--- Start of Exercise input ---

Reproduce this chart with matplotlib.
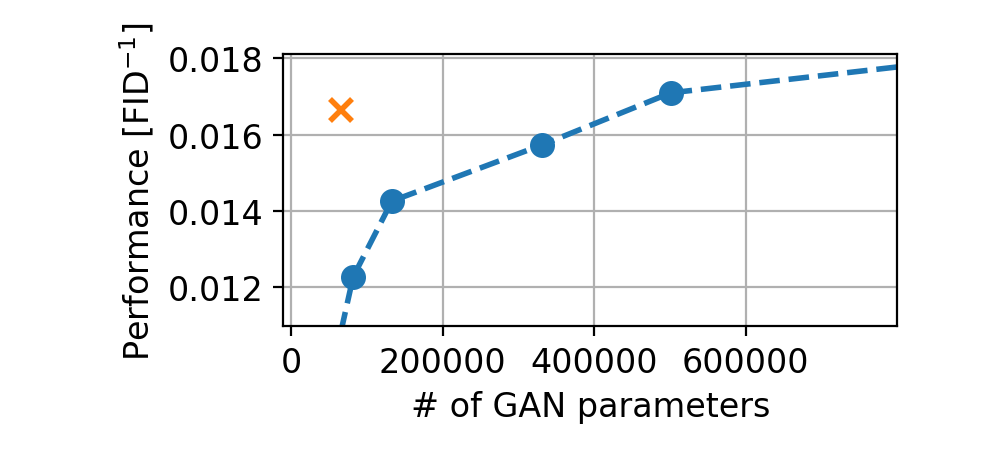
import numpy as np
import matplotlib.pyplot as plt

plt.rcParams['font.size'] = 12

# GAN size vs performance (points outside the limits give the line ends)
params = [40000, 81700, 132800, 331200, 501000, 1000000]
perf = [0.00858, 0.01228, 0.01426, 0.01573, 0.01709, 0.01822]

# single reference model
ref_params = [65600]
ref_perf = [0.01665]

fig = plt.figure(figsize=(4.985, 2.32), dpi=200)
ax = fig.add_axes([0.284, 0.295, 0.616, 0.586])
ax.plot(params, perf, 'o--', color='tab:blue', lw=2, markersize=8)
ax.plot(ref_params, ref_perf, 'x', color='tab:orange', markersize=8, mew=2)
ax.set_xlim(-10750, 800000)
ax.set_ylim(0.01099, 0.0181)
ax.set_yticks([0.012, 0.014, 0.016, 0.018])
ax.set_xticks([0, 200000, 400000, 600000])
ax.ticklabel_format(style='plain', useOffset=False)
ax.set_xlabel('# of GAN parameters')
ax.set_ylabel('Performance [FID$^{-1}$]')
ax.grid(True)
fig.savefig('out.png', dpi=200)
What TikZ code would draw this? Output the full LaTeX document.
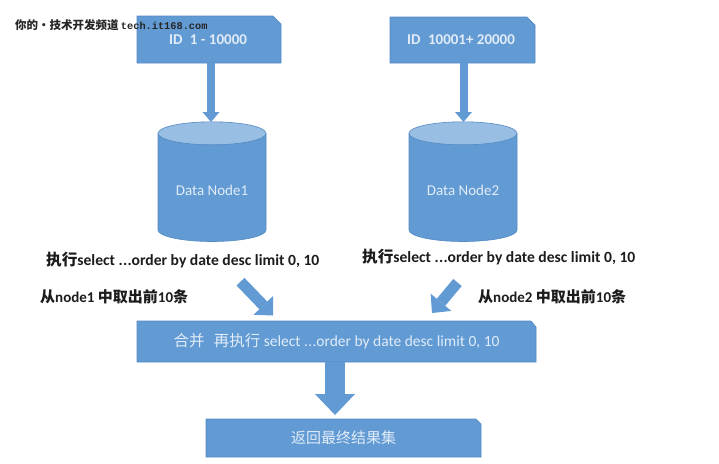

--- End of Exercise input ---

Given request: Without the pictures, restate all of the entries above verbatim.

Worked answer:
Reproduce this chart with matplotlib.
import numpy as np
import matplotlib.pyplot as plt

plt.rcParams['font.size'] = 12

# GAN size vs performance (points outside the limits give the line ends)
params = [40000, 81700, 132800, 331200, 501000, 1000000]
perf = [0.00858, 0.01228, 0.01426, 0.01573, 0.01709, 0.01822]

# single reference model
ref_params = [65600]
ref_perf = [0.01665]

fig = plt.figure(figsize=(4.985, 2.32), dpi=200)
ax = fig.add_axes([0.284, 0.295, 0.616, 0.586])
ax.plot(params, perf, 'o--', color='tab:blue', lw=2, markersize=8)
ax.plot(ref_params, ref_perf, 'x', color='tab:orange', markersize=8, mew=2)
ax.set_xlim(-10750, 800000)
ax.set_ylim(0.01099, 0.0181)
ax.set_yticks([0.012, 0.014, 0.016, 0.018])
ax.set_xticks([0, 200000, 400000, 600000])
ax.ticklabel_format(style='plain', useOffset=False)
ax.set_xlabel('# of GAN parameters')
ax.set_ylabel('Performance [FID$^{-1}$]')
ax.grid(True)
fig.savefig('out.png', dpi=200)
What TikZ code would draw this? Output the full LaTeX document.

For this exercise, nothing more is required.